Eccoci.

Consider a function $f(k)$ defined for all positive integers $k>0$. Let $S$ be the sum of the first $n$ values of $f$. That is, $$S=f(1)+f(2)+f(3)+\cdots+f(n)=\sum_{k=1}^n f(k).$$

In this problem, we employ randomness to approximate this sum. That is, we choose a random, uniformly distributed, $m$-tuple of positive integers $(X_1,X_2,X_3,\cdots,X_m)$ such that $0=X_0 \lt X_1 \lt X_2 \lt \cdots \lt X_m \leq n$ and calculate a modified sum $S^*$ as follows. $$S^* = \sum_{i=1}^m f(X_i)(X_i-X_{i-1})$$

We now define the error of this approximation to be $\Delta=S-S^*$.

Let $\mathbb{E}(\Delta|f(k),n,m)$ be the expected value of the error given the function $f(k)$, the number of terms $n$ in the sum and the length of random sample $m$.
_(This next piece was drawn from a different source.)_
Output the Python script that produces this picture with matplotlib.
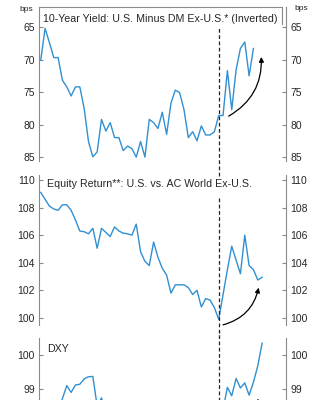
import numpy as np
import matplotlib
matplotlib.use("Agg")
import matplotlib.pyplot as plt

plt.rcParams['font.family'] = ['Liberation Sans', 'DejaVu Sans']

# --- data (weekly obs) ---
yield_gap = [70.1, 65.2, 67.4, 69.7, 69.7, 73.2, 74.2, 75.6, 74.2, 74.2,
             77.5, 82.6, 84.95, 84.2, 79.2, 81.0, 79.7, 82.0, 82.0, 84.0,
             83.3, 83.7, 85.0, 82.6, 85.0, 79.2, 79.7, 80.6, 78.1, 81.5,
             76.7, 74.7, 75.1, 77.7, 82.0, 81.1, 82.5, 80.2, 81.6, 81.6,
             81.1, 78.6, 78.6, 71.7, 77.7, 71.6, 68.3, 67.3, 72.5, 68.3]

equity_rel = [109.1, 108.6, 108.1, 107.9, 107.8, 108.2, 108.2, 107.8, 107.1, 106.3,
              106.25, 106.1, 106.5, 105.05, 106.5, 106.2, 105.9, 106.6, 106.3, 106.15,
              106.1, 106.0, 106.8, 104.8, 104.1, 103.8, 105.5, 104.4, 103.6, 103.1,
              101.8, 102.4, 102.4, 102.4, 102.2, 101.7, 102.0, 100.8, 101.4, 101.3,
              100.75, 99.9, 101.7, 103.5, 105.2, 104.2, 103.2, 106.0, 103.8, 103.5,
              102.75, 102.95]

# values below ~98.7 are cut off in the source; estimated
dxy = [98.1, 97.9, 98.2, 98.0, 98.4, 98.72, 99.1, 98.9, 99.12, 99.14,
       99.3, 99.36, 99.37, 98.5, 98.74, 98.3, 98.1, 97.9, 98.0, 97.7,
       97.8, 97.5, 97.6, 97.3, 97.4, 97.2, 97.5, 97.3, 97.6, 97.4,
       97.7, 97.5, 97.8, 97.6, 97.9, 97.7, 98.0, 97.8, 98.1, 98.0,
       98.2, 98.1, 98.4, 99.05, 98.8, 99.31, 99.03, 99.18, 98.82, 99.2,
       99.68, 100.35]

event_idx = 41  # dashed marker

titles = ["10-Year Yield: U.S. Minus DM Ex-U.S.* (Inverted)",
          "Equity Return**: U.S. vs. AC World Ex-U.S.",
          "DXY"]

LINE = '#3090d2'
GREY = '#8a8a8a'
TXT = '#262626'

W, H = 324, 400
fig = plt.figure(figsize=(W / 100, H / 100), dpi=100)


def panel(top, bot):
    ax = fig.add_axes([39 / W, 1 - bot / H, (286 - 39) / W, (bot - top) / H])
    for s in ['top', 'bottom']:
        ax.spines[s].set_visible(False)
    for s in ['left', 'right']:
        ax.spines[s].set_color(GREY)
        ax.spines[s].set_linewidth(0.8)
    ax.tick_params(axis='y', which='both', direction='in', left=True, right=True,
                   labelleft=True, labelright=True, length=3, width=0.8,
                   color=GREY, labelsize=7.5, labelcolor=TXT, pad=3)
    ax.tick_params(axis='x', bottom=False, labelbottom=False)
    ax.set_xlim(-0.4, 56.5)
    ax.patch.set_alpha(0)
    return ax


def curved_arrow(ax, x0, y0, x1, y1):
    ax.annotate('', xy=(x1, y1), xytext=(x0, y0), annotation_clip=False,
                arrowprops=dict(arrowstyle='-|>', color='black', lw=0.9,
                                mutation_scale=7, shrinkA=0, shrinkB=0,
                                connectionstyle='arc3,rad=0.3'))


# panel 1
ax1 = panel(7, 161)
ax1.plot(np.arange(len(yield_gap)), yield_gap, color=LINE, lw=1.0)
ax1.set_ylim(85.6, 61.92)
ax1.set_yticks([65, 70, 75, 80, 85])
ax1.plot([0, 0.984, 0.984], [1, 1, 1 - 17 / 154], transform=ax1.transAxes,
         color=GREY, lw=0.8, clip_on=False)
ax1.axvline(event_idx, ymin=-0.1, ymax=0.87, color='#222222', lw=0.9,
            ls=(0, (3, 2)), clip_on=False)
ax1.text(0.016, 0.922, titles[0], transform=ax1.transAxes, va='center',
         ha='left', fontsize=7.7, color=TXT)
ax1.text(-0.05, 0.985, 'bps', transform=ax1.transAxes, fontsize=6,
         color=TXT, ha='center', va='center')
ax1.text(1.06, 0.99, 'bps', transform=ax1.transAxes, fontsize=6,
         color=TXT, ha='center', va='center')
curved_arrow(ax1, 43.3, 78.7, 50.8, 69.6)

# panel 2
ax2 = panel(175, 325)
ax2.plot(np.arange(len(equity_rel)), equity_rel, color=LINE, lw=1.0)
ax2.set_ylim(99.49, 110.36)
ax2.set_yticks([100, 102, 104, 106, 108, 110])
ax2.axvline(event_idx, ymin=-0.05, ymax=0.853, color='#222222', lw=0.9,
            ls=(0, (3, 2)), clip_on=False)
ax2.text(0.031, 0.94, titles[1], transform=ax2.transAxes, va='center',
         ha='left', fontsize=7.7, color=TXT)
curved_arrow(ax2, 42.0, 99.5, 50.2, 102.2)

# panel 3 (runs off the bottom of the canvas)
ax3 = panel(338, 488)
ax3.plot(np.arange(len(dxy)), dxy, color=LINE, lw=1.0)
ax3.set_ylim(96.09, 100.5)
ax3.set_yticks([99, 100])
ax3.axvline(event_idx, ymin=0, ymax=1.05, color='#222222', lw=0.9,
            ls=(0, (3, 2)), clip_on=False)
ax3.text(0.031, 0.927, titles[2], transform=ax3.transAxes, va='center',
         ha='left', fontsize=7.7, color=TXT)
curved_arrow(ax3, 42.0, 97.56, 50.1, 98.72)

fig.savefig('out.png', dpi=100)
For example, $\mathbb{E}(\Delta|k,100,50) = 2525/1326 \approx 1.904223$ and $\mathbb{E}(\Delta|\varphi(k),10^4,10^2)\approx 5842.849907$, where $\varphi(k)$ is Euler's totient function.

Find $\mathbb{E}(\Delta|\varphi(k),12345678,12345)$ rounded to six places after the decimal point.